*Task to carry out*: Repeat the material verbatim and drop the pictures.

================

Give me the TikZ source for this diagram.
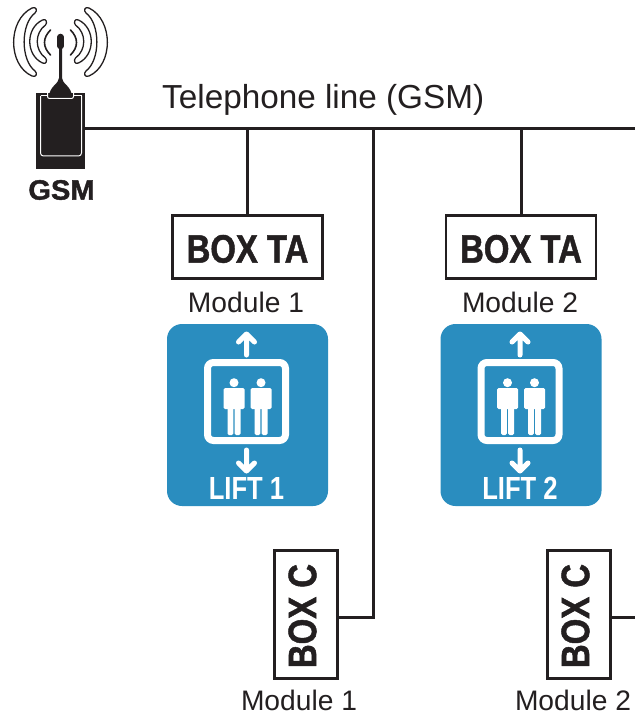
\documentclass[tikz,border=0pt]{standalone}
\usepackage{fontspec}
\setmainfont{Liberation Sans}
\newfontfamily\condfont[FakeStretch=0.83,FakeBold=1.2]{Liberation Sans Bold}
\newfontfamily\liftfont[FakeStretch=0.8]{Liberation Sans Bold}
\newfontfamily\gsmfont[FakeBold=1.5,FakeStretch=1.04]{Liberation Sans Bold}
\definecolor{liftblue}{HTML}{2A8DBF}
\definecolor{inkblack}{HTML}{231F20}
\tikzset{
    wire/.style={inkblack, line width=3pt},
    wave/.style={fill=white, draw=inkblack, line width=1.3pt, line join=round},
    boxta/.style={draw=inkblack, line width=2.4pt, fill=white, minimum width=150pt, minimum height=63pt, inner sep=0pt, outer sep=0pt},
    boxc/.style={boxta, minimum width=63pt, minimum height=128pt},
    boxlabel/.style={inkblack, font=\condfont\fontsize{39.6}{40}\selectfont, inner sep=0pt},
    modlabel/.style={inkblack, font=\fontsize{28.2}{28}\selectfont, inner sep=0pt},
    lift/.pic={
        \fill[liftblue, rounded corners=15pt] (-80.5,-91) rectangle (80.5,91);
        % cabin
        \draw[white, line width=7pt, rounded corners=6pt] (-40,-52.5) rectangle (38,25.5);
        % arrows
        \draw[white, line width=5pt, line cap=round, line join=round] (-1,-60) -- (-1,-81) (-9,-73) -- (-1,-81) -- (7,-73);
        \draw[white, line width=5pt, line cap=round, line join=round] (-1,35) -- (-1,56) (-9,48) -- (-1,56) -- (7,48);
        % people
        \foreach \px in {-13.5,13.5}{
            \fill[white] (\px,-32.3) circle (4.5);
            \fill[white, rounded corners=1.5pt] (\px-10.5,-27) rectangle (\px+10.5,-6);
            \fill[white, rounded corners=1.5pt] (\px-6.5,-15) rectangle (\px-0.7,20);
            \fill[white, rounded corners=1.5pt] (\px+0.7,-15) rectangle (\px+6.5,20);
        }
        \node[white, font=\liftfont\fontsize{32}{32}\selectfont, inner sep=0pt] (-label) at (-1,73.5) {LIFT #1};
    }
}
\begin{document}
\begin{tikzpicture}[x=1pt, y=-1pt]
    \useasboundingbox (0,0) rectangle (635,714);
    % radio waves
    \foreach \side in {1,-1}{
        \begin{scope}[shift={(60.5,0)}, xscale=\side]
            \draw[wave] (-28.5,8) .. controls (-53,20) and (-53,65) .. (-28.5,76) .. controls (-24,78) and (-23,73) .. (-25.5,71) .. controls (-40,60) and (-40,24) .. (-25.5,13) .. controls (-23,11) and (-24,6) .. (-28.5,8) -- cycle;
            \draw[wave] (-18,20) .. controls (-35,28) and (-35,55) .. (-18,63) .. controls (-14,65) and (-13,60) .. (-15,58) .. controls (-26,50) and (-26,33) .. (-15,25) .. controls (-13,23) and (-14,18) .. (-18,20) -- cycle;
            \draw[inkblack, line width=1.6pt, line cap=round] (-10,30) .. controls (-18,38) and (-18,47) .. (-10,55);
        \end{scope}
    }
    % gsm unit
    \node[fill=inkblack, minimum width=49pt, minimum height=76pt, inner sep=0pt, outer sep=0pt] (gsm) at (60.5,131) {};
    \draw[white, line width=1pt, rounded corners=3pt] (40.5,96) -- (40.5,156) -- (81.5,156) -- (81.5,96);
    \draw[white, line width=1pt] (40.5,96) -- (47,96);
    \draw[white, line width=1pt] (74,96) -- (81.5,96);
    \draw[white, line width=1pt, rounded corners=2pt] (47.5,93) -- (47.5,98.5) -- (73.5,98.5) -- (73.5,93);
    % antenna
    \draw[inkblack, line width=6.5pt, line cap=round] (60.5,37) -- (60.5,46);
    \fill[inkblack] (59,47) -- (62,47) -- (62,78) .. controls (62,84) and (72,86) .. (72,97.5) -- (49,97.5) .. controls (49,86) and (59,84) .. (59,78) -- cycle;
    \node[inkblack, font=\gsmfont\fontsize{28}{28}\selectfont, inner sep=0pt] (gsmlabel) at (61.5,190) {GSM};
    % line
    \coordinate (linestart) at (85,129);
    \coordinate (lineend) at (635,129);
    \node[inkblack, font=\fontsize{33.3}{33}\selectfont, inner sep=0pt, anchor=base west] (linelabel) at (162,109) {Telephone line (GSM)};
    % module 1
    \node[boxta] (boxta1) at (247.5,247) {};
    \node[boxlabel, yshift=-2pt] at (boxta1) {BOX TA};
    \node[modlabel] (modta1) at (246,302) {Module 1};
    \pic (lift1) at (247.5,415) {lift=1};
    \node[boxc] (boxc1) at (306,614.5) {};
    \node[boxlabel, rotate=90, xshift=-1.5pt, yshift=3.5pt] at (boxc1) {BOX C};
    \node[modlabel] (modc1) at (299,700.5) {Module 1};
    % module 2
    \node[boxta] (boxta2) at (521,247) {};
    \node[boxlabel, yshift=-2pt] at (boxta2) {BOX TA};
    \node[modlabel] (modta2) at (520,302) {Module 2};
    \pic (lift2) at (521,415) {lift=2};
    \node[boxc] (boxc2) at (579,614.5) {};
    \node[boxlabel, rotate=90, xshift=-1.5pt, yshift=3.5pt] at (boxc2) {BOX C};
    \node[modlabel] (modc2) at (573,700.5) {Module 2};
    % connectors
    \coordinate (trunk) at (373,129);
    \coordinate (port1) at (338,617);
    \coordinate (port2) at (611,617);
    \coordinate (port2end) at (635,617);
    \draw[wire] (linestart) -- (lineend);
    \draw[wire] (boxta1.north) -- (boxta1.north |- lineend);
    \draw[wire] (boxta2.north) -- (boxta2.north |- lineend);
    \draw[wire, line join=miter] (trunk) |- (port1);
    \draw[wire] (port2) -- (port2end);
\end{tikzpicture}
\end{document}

================

*Task solution*:
Give me the TikZ source for this diagram.
\documentclass[tikz,border=0pt]{standalone}
\usepackage{fontspec}
\setmainfont{Liberation Sans}
\newfontfamily\condfont[FakeStretch=0.83,FakeBold=1.2]{Liberation Sans Bold}
\newfontfamily\liftfont[FakeStretch=0.8]{Liberation Sans Bold}
\newfontfamily\gsmfont[FakeBold=1.5,FakeStretch=1.04]{Liberation Sans Bold}
\definecolor{liftblue}{HTML}{2A8DBF}
\definecolor{inkblack}{HTML}{231F20}
\tikzset{
    wire/.style={inkblack, line width=3pt},
    wave/.style={fill=white, draw=inkblack, line width=1.3pt, line join=round},
    boxta/.style={draw=inkblack, line width=2.4pt, fill=white, minimum width=150pt, minimum height=63pt, inner sep=0pt, outer sep=0pt},
    boxc/.style={boxta, minimum width=63pt, minimum height=128pt},
    boxlabel/.style={inkblack, font=\condfont\fontsize{39.6}{40}\selectfont, inner sep=0pt},
    modlabel/.style={inkblack, font=\fontsize{28.2}{28}\selectfont, inner sep=0pt},
    lift/.pic={
        \fill[liftblue, rounded corners=15pt] (-80.5,-91) rectangle (80.5,91);
        % cabin
        \draw[white, line width=7pt, rounded corners=6pt] (-40,-52.5) rectangle (38,25.5);
        % arrows
        \draw[white, line width=5pt, line cap=round, line join=round] (-1,-60) -- (-1,-81) (-9,-73) -- (-1,-81) -- (7,-73);
        \draw[white, line width=5pt, line cap=round, line join=round] (-1,35) -- (-1,56) (-9,48) -- (-1,56) -- (7,48);
        % people
        \foreach \px in {-13.5,13.5}{
            \fill[white] (\px,-32.3) circle (4.5);
            \fill[white, rounded corners=1.5pt] (\px-10.5,-27) rectangle (\px+10.5,-6);
            \fill[white, rounded corners=1.5pt] (\px-6.5,-15) rectangle (\px-0.7,20);
            \fill[white, rounded corners=1.5pt] (\px+0.7,-15) rectangle (\px+6.5,20);
        }
        \node[white, font=\liftfont\fontsize{32}{32}\selectfont, inner sep=0pt] (-label) at (-1,73.5) {LIFT #1};
    }
}
\begin{document}
\begin{tikzpicture}[x=1pt, y=-1pt]
    \useasboundingbox (0,0) rectangle (635,714);
    % radio waves
    \foreach \side in {1,-1}{
        \begin{scope}[shift={(60.5,0)}, xscale=\side]
            \draw[wave] (-28.5,8) .. controls (-53,20) and (-53,65) .. (-28.5,76) .. controls (-24,78) and (-23,73) .. (-25.5,71) .. controls (-40,60) and (-40,24) .. (-25.5,13) .. controls (-23,11) and (-24,6) .. (-28.5,8) -- cycle;
            \draw[wave] (-18,20) .. controls (-35,28) and (-35,55) .. (-18,63) .. controls (-14,65) and (-13,60) .. (-15,58) .. controls (-26,50) and (-26,33) .. (-15,25) .. controls (-13,23) and (-14,18) .. (-18,20) -- cycle;
            \draw[inkblack, line width=1.6pt, line cap=round] (-10,30) .. controls (-18,38) and (-18,47) .. (-10,55);
        \end{scope}
    }
    % gsm unit
    \node[fill=inkblack, minimum width=49pt, minimum height=76pt, inner sep=0pt, outer sep=0pt] (gsm) at (60.5,131) {};
    \draw[white, line width=1pt, rounded corners=3pt] (40.5,96) -- (40.5,156) -- (81.5,156) -- (81.5,96);
    \draw[white, line width=1pt] (40.5,96) -- (47,96);
    \draw[white, line width=1pt] (74,96) -- (81.5,96);
    \draw[white, line width=1pt, rounded corners=2pt] (47.5,93) -- (47.5,98.5) -- (73.5,98.5) -- (73.5,93);
    % antenna
    \draw[inkblack, line width=6.5pt, line cap=round] (60.5,37) -- (60.5,46);
    \fill[inkblack] (59,47) -- (62,47) -- (62,78) .. controls (62,84) and (72,86) .. (72,97.5) -- (49,97.5) .. controls (49,86) and (59,84) .. (59,78) -- cycle;
    \node[inkblack, font=\gsmfont\fontsize{28}{28}\selectfont, inner sep=0pt] (gsmlabel) at (61.5,190) {GSM};
    % line
    \coordinate (linestart) at (85,129);
    \coordinate (lineend) at (635,129);
    \node[inkblack, font=\fontsize{33.3}{33}\selectfont, inner sep=0pt, anchor=base west] (linelabel) at (162,109) {Telephone line (GSM)};
    % module 1
    \node[boxta] (boxta1) at (247.5,247) {};
    \node[boxlabel, yshift=-2pt] at (boxta1) {BOX TA};
    \node[modlabel] (modta1) at (246,302) {Module 1};
    \pic (lift1) at (247.5,415) {lift=1};
    \node[boxc] (boxc1) at (306,614.5) {};
    \node[boxlabel, rotate=90, xshift=-1.5pt, yshift=3.5pt] at (boxc1) {BOX C};
    \node[modlabel] (modc1) at (299,700.5) {Module 1};
    % module 2
    \node[boxta] (boxta2) at (521,247) {};
    \node[boxlabel, yshift=-2pt] at (boxta2) {BOX TA};
    \node[modlabel] (modta2) at (520,302) {Module 2};
    \pic (lift2) at (521,415) {lift=2};
    \node[boxc] (boxc2) at (579,614.5) {};
    \node[boxlabel, rotate=90, xshift=-1.5pt, yshift=3.5pt] at (boxc2) {BOX C};
    \node[modlabel] (modc2) at (573,700.5) {Module 2};
    % connectors
    \coordinate (trunk) at (373,129);
    \coordinate (port1) at (338,617);
    \coordinate (port2) at (611,617);
    \coordinate (port2end) at (635,617);
    \draw[wire] (linestart) -- (lineend);
    \draw[wire] (boxta1.north) -- (boxta1.north |- lineend);
    \draw[wire] (boxta2.north) -- (boxta2.north |- lineend);
    \draw[wire, line join=miter] (trunk) |- (port1);
    \draw[wire] (port2) -- (port2end);
\end{tikzpicture}
\end{document}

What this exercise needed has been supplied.